Compact discs aren't as compact as they're cracked up to be, especially if you measure your storage in wall-feet: you can only get 60 or so jewel boxes on the same square foot of sheet-rock that will accommodate more than 80 vinyl LPs in their tattered cardboard jackets. But CDs are shallow little buggers, more or less uniform in size, light enough to store on hanging shelves without tearing a hole in your neighbor's apartment, and at five-and-a-half inches deep they consume only two-thirds the room volume of vinyl. This means you can stick them almost anywhere. Since they're also expensive little buggers (these days, with manufacturing equipment amortized, they cost producers no more than cassettes or vinyl), casual music lovers often own only a few dozen of them, in which case, as the editor of Ladies Home Journal remarked on the Pathmark public-address system recently, a shoebox makes an excellent CD holder.

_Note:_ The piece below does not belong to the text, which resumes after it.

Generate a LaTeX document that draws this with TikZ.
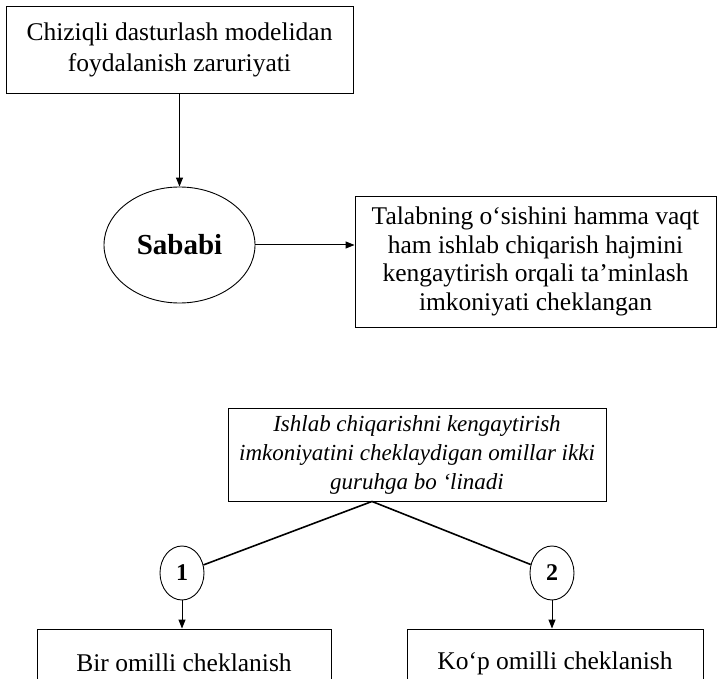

I am not a casual music lover, and my study was crammed with oft-weeded LPs, most of them stored in (and sometimes warped by) simple, cheap, used metal industrial shelving, painted blue, when I decided to switch formats in January, 1990. Each seven-foot, six-shelf unit holds about a thousand LPs; I have three plus some box shelves in the study, two more out in the hall, four or five more in a warehouse. Since the '70s I've stored cassettes on tiny shelves supported by stove bolts fastened to the sides of the LP units, but as my permanent collection grew, I devised a more permanent solution. Cassettes are really shallow little buggers, only two inches wide, and remain easily accessible at the cost of no appreciable room volume as long as you stand them up like books. Individual dividers for each cassette cost money, waste space, and force you to shift whole rows one by one every time you insert a new tape alphabetically, which is the only way. My design: drawerlike, 2"-deep, 30"-by-40" boxes with half-inch shelving 4½" apart. Made to order at an unpainted furniture place, they cost about 30 cents per cassette stored, an improvement over vastly inferior competing systems. Mass-produced they'd be even cheaper. (Sure they would.)

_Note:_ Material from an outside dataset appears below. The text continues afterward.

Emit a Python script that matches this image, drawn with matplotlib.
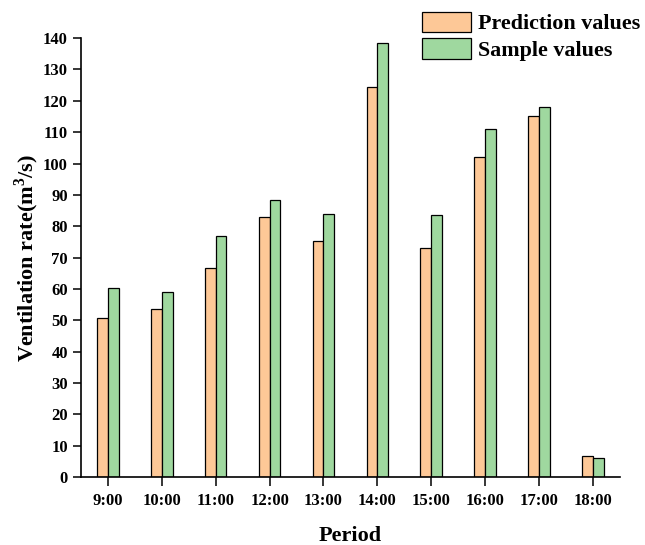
import matplotlib
matplotlib.use("Agg")
import matplotlib.pyplot as plt
import numpy as np

# Hourly ventilation rate (m^3/s)
periods = ["9:00", "10:00", "11:00", "12:00", "13:00",
           "14:00", "15:00", "16:00", "17:00", "18:00"]
prediction = [50.6, 53.6, 66.7, 83.0, 75.2, 124.5, 73.1, 102.1, 115.3, 6.8]
sample = [60.2, 59.0, 76.9, 88.3, 83.8, 138.4, 83.7, 110.9, 118.1, 6.1]

plt.rcParams["font.family"] = ["Liberation Serif", "DejaVu Serif"]
plt.rcParams["font.weight"] = "bold"
plt.rcParams["mathtext.fontset"] = "custom"
plt.rcParams["mathtext.rm"] = "Liberation Serif:bold"
plt.rcParams["mathtext.bf"] = "Liberation Serif:bold"

fig = plt.figure(figsize=(6.45, 5.45), dpi=100)
ax = fig.add_axes([0.1256, 0.1248, 0.961 - 0.1256, 0.930 - 0.1248])

x = np.arange(len(periods))
w = 0.2
ax.bar(x - w / 2, prediction, width=w, color="#FDC897", edgecolor="black",
       linewidth=0.9, label="Prediction values")
ax.bar(x + w / 2, sample, width=w, color="#9FD89F", edgecolor="black",
       linewidth=0.9, label="Sample values")

ax.set_xlim(-0.5, 9.5)
ax.set_ylim(0, 140)
ax.set_yticks(np.arange(0, 141, 10))
ax.set_xticks(x)
ax.set_xticklabels(periods)

for side in ("top", "right"):
    ax.spines[side].set_visible(False)
for side in ("left", "bottom"):
    ax.spines[side].set_linewidth(1.2)

ax.tick_params(axis="y", direction="out", length=5.5, width=1.1, labelsize=12, pad=4)
ax.tick_params(axis="x", direction="out", length=6.5, width=1.1, labelsize=12, pad=5)
for lbl in ax.get_xticklabels() + ax.get_yticklabels():
    lbl.set_fontweight("bold")

ax.set_xlabel("Period", fontsize=16, fontweight="bold", labelpad=12)
ax.set_ylabel(r"Ventilation rate(m$^3$/s)", fontsize=16, fontweight="bold", labelpad=1)

fig.legend(loc="upper left", bbox_to_anchor=(0.640, 0.995), frameon=False,
           prop={"family": "Liberation Serif", "weight": "bold", "size": 15.8},
           handlelength=2.25, handleheight=1.08, handletextpad=0.3,
           labelspacing=0.18, borderaxespad=0)

fig.savefig("out.png", dpi=100)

The same principle applies to CDs--store them upright, undivided. Anything else is suburbia or conspicuous consumption (which reaches a weird apogee in the overpriced wavy CD tower at Jensen & Lewis). Good old bracket shelves work because levels are exactly six inches apart, which makes it simple to avoid the screws that interfere with your brackets every foot; I've attached three sets to the sides of the file cabinets in my study. Unfortunately, most retail options employ dividers, probably because some marketer thinks separate compartments make the expensive little buggers seem more special. The only exception at Tower is the Allsop CD organizer ($19.99), foot-wide black plastic modules that can be hung or stacked after you snap them together. I like the plastic tension bars that hold up the CDs, but don't trust the Allsop's general sturdiness or stacking stability enough to pile all four modules atop my LP shelves. At 20 cents per CD, it's the cheapest CD storage I've found--cheaper even than the excessively utilitarian (I mean ugly, and I have low standards) hanging bolt-and-scrapwood item findable at Ikea. But my personal favorite--perhaps because the last remaining wall in my apartment was 16 inches wide, which just fit two side by side (with room for two more on top)--is the Trendlines media column ($39.95 in black, white, or "natural" at Hold Everything, 104 Seventh Avenue). It's a lot solider than than the Allsop, will accommodate the occasional odd-sized package, and its seven shelves hold 126 CDs at 32 cents per. A similarly configured and priced item at Ikea was available only in lilac when I drove out, and for some no doubt metric reason is an inch or two deeper than the Trendlines, which at precisely six inches doesn't get in the way much.

Of course, real collectors toss the cases, save the booklets (and discs), place both in nonabrasive plastic envelopes, and file in drawers or boxes. But I'm resisting. Jewel boxes still seem too special to me.